Crocodilians: a once marvelously motley tribe of reptiles had dwindled
July 1, 2020 7:32 PM   Subscribe

In May 1997, the same month that The Lost World: Jurassic Park (trailer) debuted in the United States, the U.S. Postal Service released (Virtual Stamp Club) 15 stamps depicting various dinosaurs and extinct reptiles (paleophilatelie.eu). Except, as sharp-eyed paleontologist Christopher Brochu (Univ. of Iowa) noted, Goniopholis (Wikipedia) was actually based on the contemporary Nile crocodile (National Geographic). The Rise and Fall of the Living Fossil. The idea that some species are relics that have stopped evolving is finally going extinct. (Nautilus) Come for the re-consideration of ancient crocodilians and crocodyliforms, stay for the re-discovery of the "tame" desert crocodiles (Reptiles Magazine).
posted by filthy light thief (7 comments total) 4 users marked this as a favorite
 
Bonus oldweb link: Dinosaurs-on-stamps.info, dedicated to identifying dinosaurs on stamps, from around the world.
posted by filthy light thief at 7:35 PM on July 1, 2020


Those last couple of links are fascinating. From the "re-discovery" link about splitting the Nile crocodile into two species: "Even more remarkably, these species are not each other's closest relatives; one is more closely-related to New World crocodilians." Loved the "Living Fossil" piece, too: all of today's crocs shared a common ancestor 8-13 million years ago! They're as modern as we are. I also never realised that "the ancestors of crocodiles were the most varied and dominant animals on the planet until a mysterious catastrophe about 200 million years ago killed many of them off, allowing dinosaurs to rise to prominence". Thanks, filthy light thief.
posted by rory at 12:57 AM on July 2, 2020


They even had different numbers of chromosomes.

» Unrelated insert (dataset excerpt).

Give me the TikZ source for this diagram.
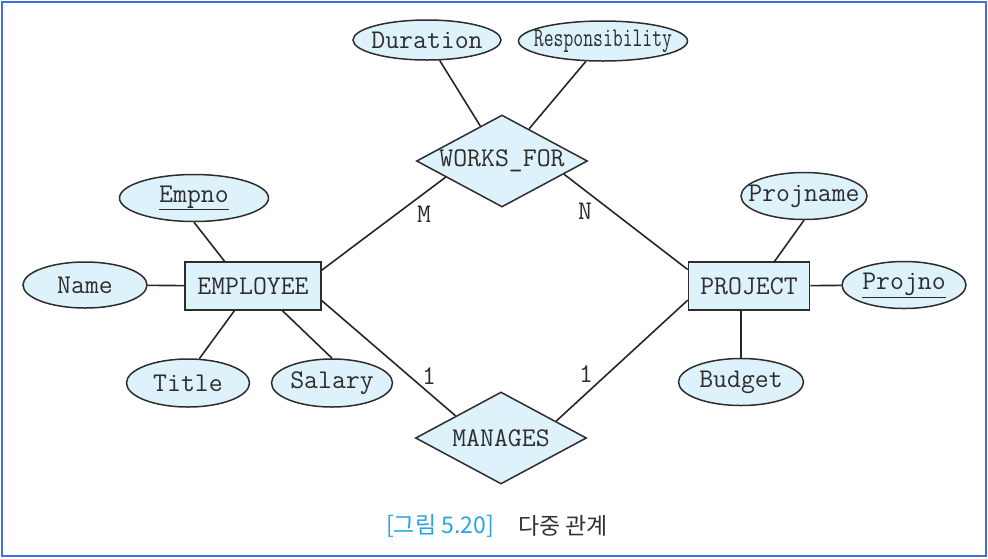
\documentclass[tikz,border=0pt]{standalone}
\usepackage{fontspec}
\usepackage{graphicx}
\usepackage{tikz}
\usetikzlibrary{shapes.geometric, calc}
\newfontfamily\cjk{Noto Sans CJK KR}
\definecolor{attrfill}{RGB}{222,242,251}
\definecolor{edgegray}{RGB}{45,45,45}
\definecolor{framecol}{RGB}{70,110,228}
\definecolor{capblue}{RGB}{41,163,229}
\definecolor{capgray}{RGB}{50,50,50}

\begin{document}
\begin{tikzpicture}[x=1pt, y=-1pt,
    every node/.style={font=\ttfamily\fontsize{27}{30}\selectfont, text=edgegray},
    attr/.style={ellipse, draw=edgegray, fill=attrfill, line width=1.5pt, inner xsep=-20pt, inner ysep=0pt},
    ent/.style={rectangle, draw=edgegray, fill=attrfill, line width=1.5pt, inner sep=0pt, minimum height=48pt},
    rel/.style={diamond, draw=edgegray, fill=attrfill, line width=1.5pt, aspect=1.86, inner sep=0pt, minimum width=171pt, minimum height=92pt},
    link/.style={line width=1.6pt, draw=black!85}]
          \useasboundingbox (0,0) rectangle (988,558);
          \draw[framecol, line width=2pt] (1.5,1.5) rectangle (986,556);

          % attributes and relationship on top
          \node[attr, minimum width=148pt, minimum height=40pt] (dur) at (427,40) {Duration};
          \node[attr, minimum width=169pt, minimum height=40pt] (resp) at (603,41) {\scalebox{0.71}[1]{Responsibility}};
          \node[rel] (wf) at (502,161) {WORKS\_FOR};

          % employee side
          \node[attr, minimum width=149pt, minimum height=47pt] (empno) at (194,198) {\underline{Empno}};
          \node[attr, minimum width=124pt, minimum height=46pt] (name) at (85,285) {Name};
          \node[ent, minimum width=136pt] (emp) at (253,286) {EMPLOYEE};
          \node[attr, minimum width=123pt, minimum height=48pt] (title) at (188,383) {Title};
          \node[attr, minimum width=121pt, minimum height=48pt] (salary) at (332,383) {Salary};

          % project side
          \node[attr, minimum width=126pt, minimum height=47pt] (pname) at (804,196) {Projname};
          \node[ent, minimum width=121pt] (proj) at (749,286) {PROJECT};
          \node[attr, minimum width=124pt, minimum height=47pt] (pno) at (904,285) {\underline{Projno}};
          \node[attr, minimum width=125pt, minimum height=47pt] (budget) at (741,382) {Budget};

          \node[rel] (mng) at (501,438) {MANAGES};

          % cardinalities
          \node (lblM) at (424,214) {M};
          \node (lblN) at (585,211) {N};
          \node (lblA) at (429,376) {1};
          \node (lblB) at (586,374) {1};

          \draw[link] (dur) -- (wf);
          \draw[link] (resp) -- (wf);
          \draw[link] (wf.196) -- (emp.13);
          \draw[link] (wf.348) -- (proj.165);
          \draw[link] (emp.348) -- (mng.154);
          \draw[link] (proj.193) -- (mng.17);
          \draw[link] (empno.south) -- (emp.139);
          \draw[link] (name) -- (emp);
          \draw[link] (title.65) -- (emp.233);
          \draw[link] (salary.north) -- (emp.320);
          \draw[link] (pname.south) -- (proj.44);
          \draw[link] (proj) -- (pno);
          \draw[link] (budget.north) -- (budget.north |- proj.south);

          % caption
          \node[font=\cjk\fontsize{23}{26}\selectfont, text=capblue, inner sep=0pt, anchor=east] (capnum) at (494,526) {[그림 5.20]};
          \node[font=\cjk\fontsize{23}{26}\selectfont, text=capgray, inner sep=0pt, anchor=west] (captxt) at (518,526) {다중 관계};
        \end{tikzpicture}
\end{document}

Wow. There sure is a lot left to notice in the world, when we're sitting with a species with two different chromosome numbers.

Metafilter: MY complete listing of everything prehistoric.
posted by away for regrooving at 1:38 AM on July 2, 2020


I just want to say that I actually own these stamps. (And I don't really collect stamps.)
posted by of strange foe at 7:21 AM on July 2, 2020 [1 favorite]


So the crocodile deity Sobek was just some dude with a friendly crocodile sitting on his shoulder obscuring his face when they took the bas relief?
posted by scruss at 11:52 AM on July 2, 2020


Artist James Gurney has made a number of videos about painting dinosaurs, including this one about the artwork he did for these Australian stamps and this one that mentions ye olde crocodilians.
posted by smartyboots at 1:10 PM on July 2, 2020


I'm not a philatelist. But in drawer somewhere I have some adorable early 90s Canadian fossil/dinosaur stamps (1991 Prehistoric Life in Canada II, The Age of Primative Life). They were so pretty that I just never got around to mailing them.